Sunday 26 May 2024

Who Do You Think You Are Kidding, Mr Sunak?

By all accounts, the godly folk of Middle England were mocking National Service from one end of Lanchester to the other. The Tories are demob happy. This was on Thursday. Thursday.

Still, it is useful for this debate to be revisited from time to time. Ignore anyone who advocated a military intervention unless you could imagine that person as an 18-year-old in battle. The call for war always comes primarily from the liberal bourgeoisie. That is the class least likely to join the Armed Forces voluntarily, or to see combat even in periods of conscription. Operationally, that is of course just as well. But if there is not a strong enough case for conscription, then there is not a strong enough case for war. Unless a country needed to mobilise its entire healthy and able-bodied male population of fighting age, then it is not under sufficient threat to justify going to war at all.

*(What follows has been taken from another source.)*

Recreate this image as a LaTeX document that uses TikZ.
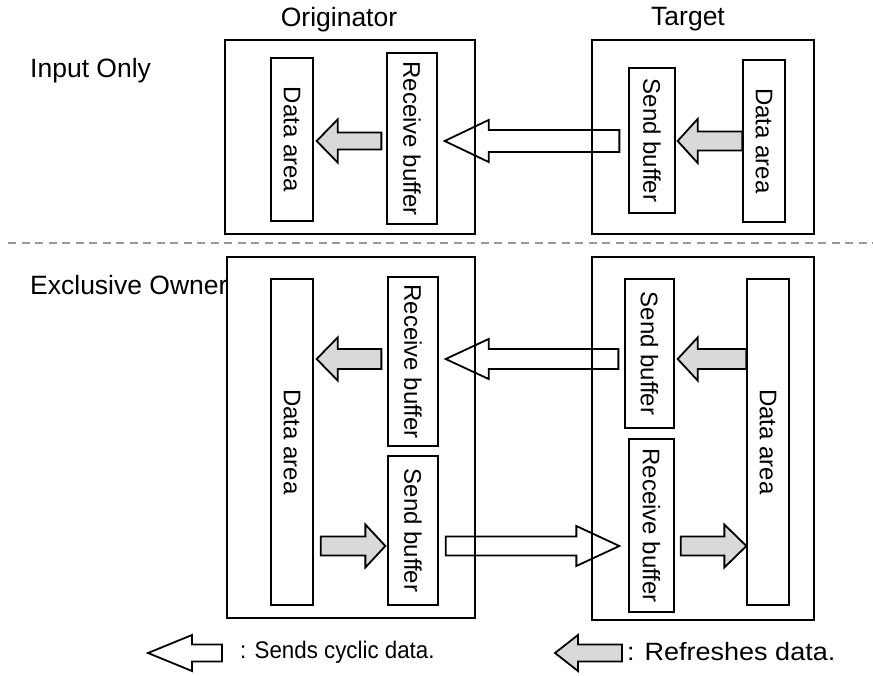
\documentclass[tikz,border=0pt]{standalone}
\usepackage{fontspec}
\setmainfont{Liberation Sans}
\usetikzlibrary{calc}
\definecolor{refgrey}{HTML}{D9D9D9}
\definecolor{dashgrey}{HTML}{999999}
\tikzset{
  outerbox/.style={draw, line width=1.3pt, inner sep=0pt},
  innerbox/.style={draw, line width=1.3pt, inner sep=0pt, font=\fontsize{24}{27}\selectfont},
  lbl/.style={font=\fontsize{26.5}{30}\selectfont, inner sep=0pt},
  legS/.style={font=\fontsize{24}{28}\selectfont, inner sep=0pt},
  legR/.style={font=\fontsize{25}{29}\selectfont, inner sep=0pt},
  hollowarrow/.style={draw, line width=1.8pt, line join=miter},
  greyarrow/.style={draw, fill=refgrey, line width=1.8pt, line join=miter},
  sepline/.style={draw=dashgrey, line width=1.3pt, dash pattern=on 8pt off 5.5pt}
}
% #1 style, #2 tail, #3 tip, #4 shaft half width, #5 head half width, #6 head length
\newcommand\blockarrow[6]{%
  \path[#1] let \p1=#2, \p2=#3, \n1={ifthenelse(\x2>\x1,1,-1)}, \n2={\x2-\n1*#6} in
    (\x1,\y1+#4) -- ({\n2*1pt},\y1+#4) -- ({\n2*1pt},\y1+#5) -- (\x2,\y1)
    -- ({\n2*1pt},\y1-#5) -- ({\n2*1pt},\y1-#4) -- (\x1,\y1-#4) -- cycle;}
\begin{document}
\begin{tikzpicture}[x=1pt,y=-1pt]
\useasboundingbox (0,0) rectangle (873,675);

% headings
\node[lbl] (hOrig) at (339,20) {Originator};
\node[lbl] (hTarg) at (688,19) {Target};
\node[lbl, anchor=west] (hIn) at (30,71) {Input Only};
\node[lbl, anchor=west] (hEx) at (30,285) {Exclusive Owner};

% separator
\coordinate (sepL) at (8,243);
\coordinate (sepR) at (873,243);
\path[sepline] (sepL) -- (sepR);

% outer boxes
\node[outerbox, minimum width=250pt, minimum height=194pt] (origA) at (350,137) {};
\node[outerbox, minimum width=222pt, minimum height=194pt] (targA) at (703,137) {};
\node[outerbox, minimum width=248pt, minimum height=361pt] (origB) at (351,437.5) {};
\node[outerbox, minimum width=222pt, minimum height=363pt] (targB) at (703,438.5) {};

% inner boxes, top
\node[innerbox, minimum width=42pt, minimum height=163pt] (dataOA) at (292,139.5) {\rotatebox{-90}{Data area}};
\node[innerbox, minimum width=50pt, minimum height=171pt] (recvOA) at (412,138.5) {\rotatebox{-90}{Receive buffer}};
\node[innerbox, minimum width=46pt, minimum height=145pt] (sendTA) at (652,140.5) {\rotatebox{-90}{Send buffer}};
\node[innerbox, minimum width=42pt, minimum height=162pt] (dataTA) at (764,141) {\rotatebox{-90}{Data area}};

% inner boxes, bottom
\node[innerbox, minimum width=42pt, minimum height=326pt] (dataOB) at (292,442) {\rotatebox{-90}{Data area}};
\node[innerbox, minimum width=50pt, minimum height=169pt] (recvOB) at (413,361.5) {\rotatebox{-90}{Receive buffer}};
\node[innerbox, minimum width=50pt, minimum height=149pt] (sendOB) at (413,530.5) {\rotatebox{-90}{Send buffer}};
\node[innerbox, minimum width=49pt, minimum height=149pt] (sendTB) at (649.5,353.5) {\rotatebox{-90}{Send buffer}};
\node[innerbox, minimum width=45pt, minimum height=173pt] (recvTB) at (651.5,525.5) {\rotatebox{-90}{Receive buffer}};
\node[innerbox, minimum width=42pt, minimum height=326pt] (dataTB) at (768,442) {\rotatebox{-90}{Data area}};

% arrow rows
\coordinate (r1) at (0,141);
\coordinate (r2) at (0,359);
\coordinate (r3) at (0,546);

% top arrows
\blockarrow{greyarrow}{($(recvOA.west|-r1)+(-5,0)$)}{($(dataOA.east|-r1)+(3,0)$)}{8.5pt}{21.5pt}{21pt}
\blockarrow{hollowarrow}{($(sendTA.west|-r1)+(-9,0)$)}{($(recvOA.east|-r1)+(7,0)$)}{11pt}{21pt}{44pt}
\blockarrow{greyarrow}{(dataTA.west|-r1)}{($(sendTA.east|-r1)+(2,0)$)}{9.5pt}{22pt}{20pt}

% bottom arrows
\blockarrow{greyarrow}{($(recvOB.west|-r2)+(-6,0)$)}{($(dataOB.east|-r2)+(3,0)$)}{10pt}{21.5pt}{21pt}
\blockarrow{hollowarrow}{($(sendTB.west|-r2)+(-6,0)$)}{($(recvOB.east|-r2)+(7,0)$)}{10pt}{20pt}{43pt}
\blockarrow{greyarrow}{(dataTB.west|-r2)}{($(sendTB.east|-r2)+(3,0)$)}{10pt}{21.5pt}{20pt}

\blockarrow{greyarrow}{($(dataOB.east|-r3)+(7,0)$)}{($(sendOB.west|-r3)+(-2,0)$)}{9.5pt}{21.5pt}{20pt}
\blockarrow{hollowarrow}{($(sendOB.east|-r3)+(7,0)$)}{($(recvTB.west|-r3)+(-9,0)$)}{9.5pt}{20pt}{43pt}
\blockarrow{greyarrow}{($(recvTB.east|-r3)+(6,0)$)}{(dataTB.west|-r3)}{9.5pt}{21.5pt}{22pt}

% legend
\coordinate (legHtail) at (222,653);
\coordinate (legHtip) at (148,653);
\coordinate (legGtail) at (622,653);
\coordinate (legGtip) at (555,653);
\blockarrow{hollowarrow}{(legHtail)}{(legHtip)}{8.5pt}{18pt}{44pt}
\blockarrow{greyarrow}{(legGtail)}{(legGtip)}{8.5pt}{18pt}{23pt}
\node[legS, anchor=west] (legH) at (240,652) {\scalebox{0.93}[1]{: Sends cyclic data.}};
\node[legR, anchor=west] (legG) at (627,652) {\scalebox{1.08}[1]{: Refreshes data.}};
\end{tikzpicture}
\end{document}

In a supreme act of what would now be an unthinkable level of Tory realism, it was a Conservative Government that abolished National Service, thereby both admitting explicitly that the Empire had gone, and admitting implicitly that the Soviet Union was not a military threat to Britain. It was all very Enoch Powell, who was a Minister, albeit for Health, when the last conscripted servicemen left the Armed Forces in May 1963, 61 years ago this month. Due to the manner of its phasing out from 1957 onwards, no one under the age of 85 has ever done a day of National Service in his life. Those who did, will tell you about serving as Privates under public schoolboys of their own age who were on short commissions, and who had either come straight from organised drunken vandalism and violence, sometimes complete with uniforms and membership lists, or who were going straight on to them, or both.

This is class politics in the raw, as it would be whatever form National Service took, not least because the Government took it as self-evident that care work, or things like building flood defences, could be done by anyone and did not even need to be paid beyond bed and board. As Chancellor of the Exchequer, Rishi Sunak cut by two thirds the funding of the National Citizen Service, which he had wanted to abolish altogether. He now wants this instead. Well, of course he does.

Meanwhile, Nigel Farage must be thinking of the mercifully tiny rabble of the tanked up and the tooled up who screech racial abuse and extreme profanity while making an American obscene hand gesture at the vast, and entirely peaceful, marches for Gaza. That rabble has a propensity for assaulting the Police, and would indeed be difficult to integrate into, well, anything at all, really. Sadly, its political party is treated as a serious player because that party's leading figures are considered funny uncles of the media. That will not change when, yet again, it had won no seats. Farage himself is no longer even trying to be elected. Yet he is all over the airwaves.

But when I tell you that there is going to be a hung Parliament, then you can take that to the bank. I spent the 2005 Parliament saying that it was psephologically impossible for the Heir to Blair's Conservative Party to win an overall majority. I predicted a hung Parliament on the day that the 2017 General Election was called, and I stuck to that, entirely alone, all the way up to the publication of the exit poll eight long weeks later. And on the day that Sunak became Prime Minister, I predicted that a General Election between him and Keir Starmer would result in a hung Parliament.

At this General Election, I have been a declared Independent candidate for the constituency containing Lanchester since before the last one. The boundary changes have moved Lanchester into North Durham, which I will contest unless the Workers Party of Britain did so. I am of course supporting the Independents whom it is also supporting because they were already established on the ground, although the ones who were in that position four and a half years ago are mostly or entirely sitting MPs, and hardly any more than those have stood for Parliament before, as I did in 2019.

To strengthen families and communities by securing economic equality and international peace through the democratic political control of the means to those ends, including national and parliamentary sovereignty, we need to hold the balance of power. Owing nothing to either main party, we must be open to the better offer. There does, however, need to be a better offer. Not a lesser evil, which in any case the Labour Party is not. We have made a start. But I do need an answer from the Workers Party. Will it be contesting North Durham? If so, then I will stand aside. But I need to know by nine o'clock.